Diarrheal disease costs too much
Photo: A health worker sits at a desk in a pediatric hospital room in Zambia. When children fall ill with diarrheal disease, the hospital bills can add up—and the indirect costs, too. PATH/David Jacobs
Diarrheal disease costs too many lives, too much time, and too much money. Cost of disease encompasses not only direct treatment expenses, but also direct non-medical costs such as travel expenses for a visit to a health care facility, and indirect costs such as lost income and productivity. In fact, a study in Malawi found that, of the average total household expenditures for one case of diarrhea, half of the costs for families were indirect and non-medical costs.
Such expenses are easy to overlook when evaluating the cost of an illness, but they often add up to have a significant impact on families, communities, and economies. When a family has to spend its savings on emergency medical treatment and travel logistics to get that treatment, the family will have less money for other essentials like food, rent, or education. Additionally, when a parent has to take time off work to care for a child, they may lose wages or business opportunities. All these largely contribute to the vicious cycle of ill health and poverty.
While many studies have reported on the cost of illness for diarrhea in one locality, comparable empirical data on the cost of diarrheal illness across localities is sparse, particularly in low- and middle-income countries. In an attempt to help fill this gap, my team at PATH conducted an analysis to generate comparable estimates of costs of diarrheal illness across 137 low- and middle-income countries.
To conduct the analysis, which was published in BMC Public Health, we first did a systematic literature review on the cost of illness for diarrhea in children under 5 years of age. The literature review found that the average cost of illness for diarrhea—as published across 25 journal articles—was US$36.56 per outpatient episode and $159.90 per inpatient episode. Direct medical costs accounted for 79% (83% for inpatient and 74% for outpatient) of the total direct costs. For many families, including a quarter of those who took part in the aforementioned Malawi study, these costs are greater than or equal to the entire family’s monthly income. This type of expense can too often push families into poverty.
Next, we generated modelled estimates of the cost of childhood diarrhea episodes comparable across 137 low- and middle-income countries. The model used evidence on cost structure from the literature review along with estimates from the World Health Organization’s Choosing Interventions that are Cost-Effective (WHO–CHOICE) database. Across all 137 countries, modelled costs of childhood diarrhea averaged $52.16 per outpatient episode and $216.36 per inpatient episode. Our model also predicted a significant share of the total costs being due to indirect costs (lost wages of caretakers) and direct non-medical costs (travel, lodging).

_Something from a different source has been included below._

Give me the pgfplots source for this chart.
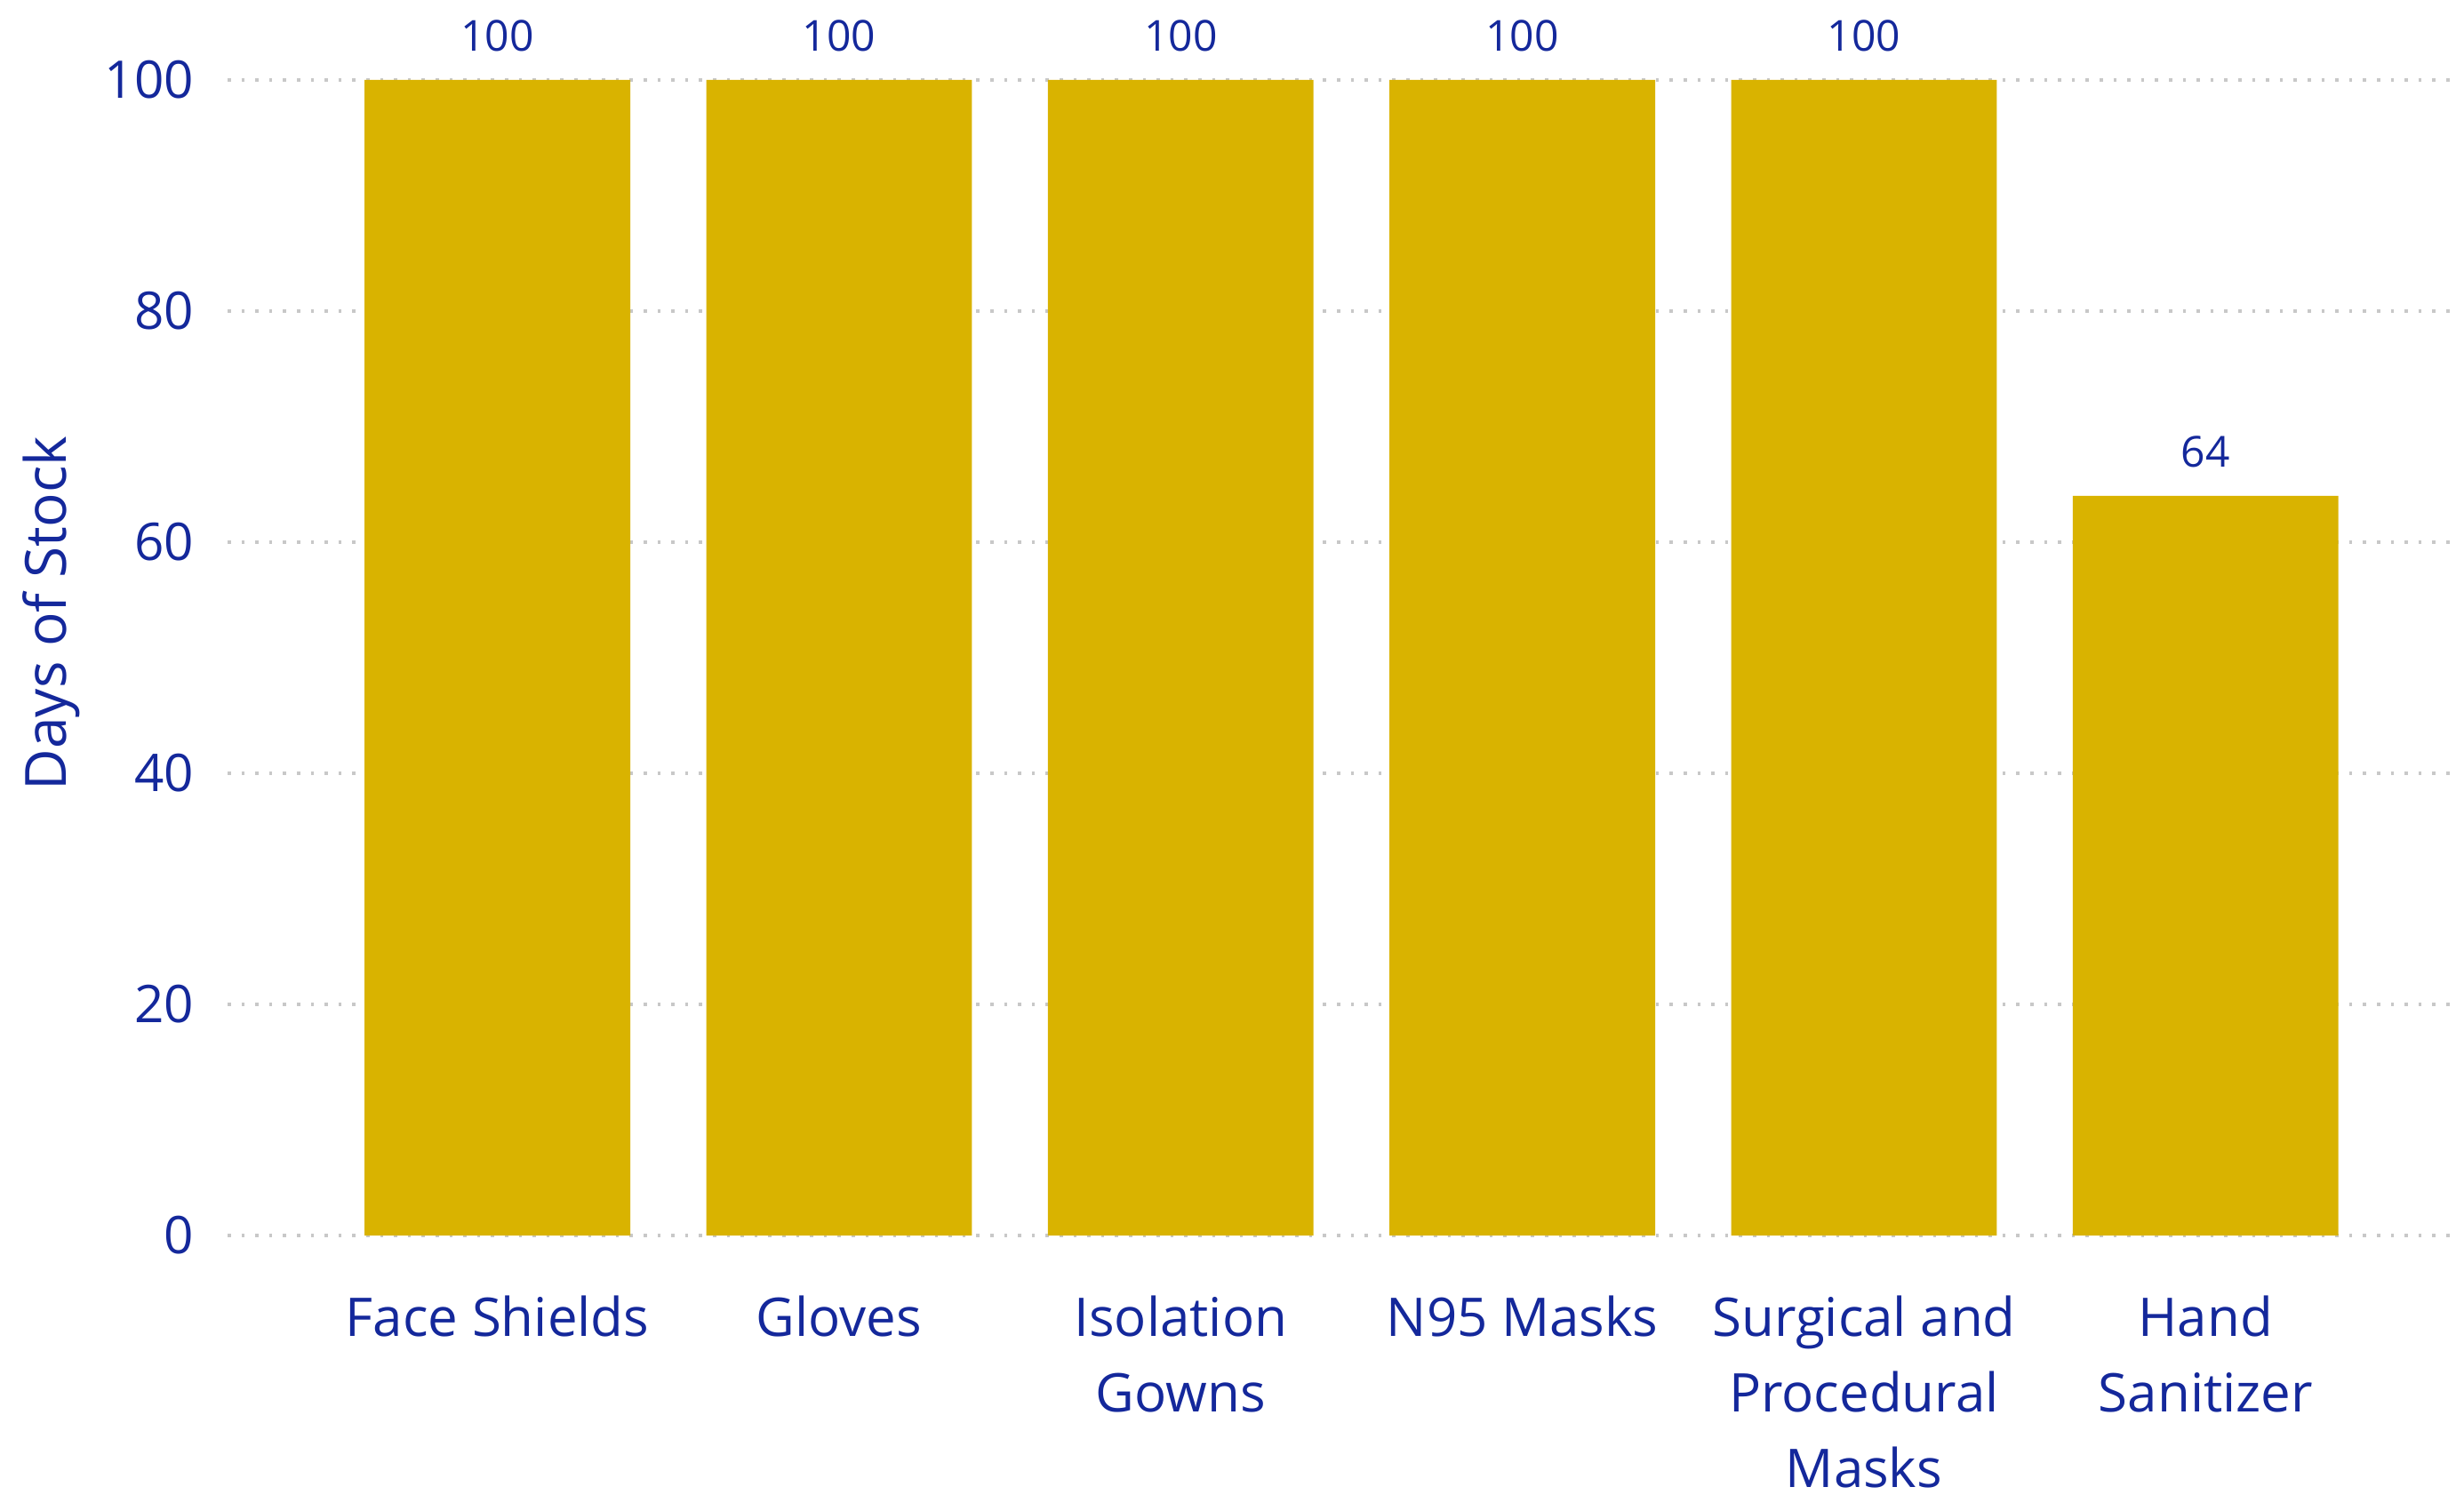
\documentclass[border=0pt]{standalone}
\usepackage{fontspec}
\setmainfont{Open Sans}
\usepackage{pgfplots}
\pgfplotsset{compat=1.18}
\definecolor{txtblue}{RGB}{20,40,155}
\definecolor{gold}{RGB}{217,179,0}
\definecolor{gridgray}{RGB}{200,200,200}
\begin{document}
\begin{tikzpicture}
\begin{axis}[
  at={(0,0)}, anchor=south west,
  width=625.5pt, height=325pt, scale only axis,
  xmin=-0.79, xmax=5.72, ymin=0, ymax=100,
  clip=false,
  axis line style={draw=none},
  tick style={draw=none},
  major tick length=0pt,
  ytick={0,20,40,60,80,100},
  xtick={0,1,2,3,4,5},
  xticklabels={Face Shields,Gloves,{Isolation\\Gowns},N95 Masks,{Surgical and\\Procedural\\Masks},{Hand\\Sanitizer}},
  ymajorgrids,
  grid style={gridgray, line width=0.9pt, dash pattern=on 0.9pt off 3pt},
  /pgf/number format/assume math mode=true,
  yticklabel style={font=\fontsize{14.6}{17}\selectfont, text=txtblue, xshift=-6pt},
  xticklabel style={font=\fontsize{15}{21.2}\selectfont, text=txtblue, align=center, yshift=-13.5pt},
  every axis y label/.style={at={(axis description cs:-0.0791,0.5385)}, rotate=90, anchor=center},
  ylabel={Days of Stock},
  ylabel style={font=\fontsize{16}{19}\selectfont, text=txtblue},
  nodes near coords,
  every node near coord/.append style={font=\fontsize{12}{14}\selectfont, text=txtblue, anchor=center, yshift=12.5pt},
]
\addplot[ybar, bar width=74.7pt, fill=gold, draw=none] coordinates {
  (0,100) (1,100) (2,100) (3,100) (4,100) (5,64)
};
\end{axis}
\pgfresetboundingbox
\path[use as bounding box] (-64pt,-72.75pt) rectangle (629pt,347.5pt);
\end{tikzpicture}
\end{document}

Because they are modeled estimates, the average estimated costs per country are likely to over- or under-estimate the reality for most families in these countries and should only be taken as a rough indication. However, as we have seen in studies like the one in Malawi, our estimates reflect that indirect costs are often significant. It is our hope that these estimates will provide a broad, yet useful picture of the impact that diarrheal illness has on families and economies, and that, in the absence of country-specific estimates, those generated in this model could serve as useful inputs for planning and prioritizing appropriate health interventions for childhood diarrheal diseases.
In low- and middle-income countries, where the burden of diarrhea often hits families the hardest, the impact of missed work and lost wages on a family’s livelihood—on top of the direct costs of treatment—cannot be ignored. Even when a family is spared the worst outcome thanks to timely treatment, one thing is clear: the cost of diarrhea is too high.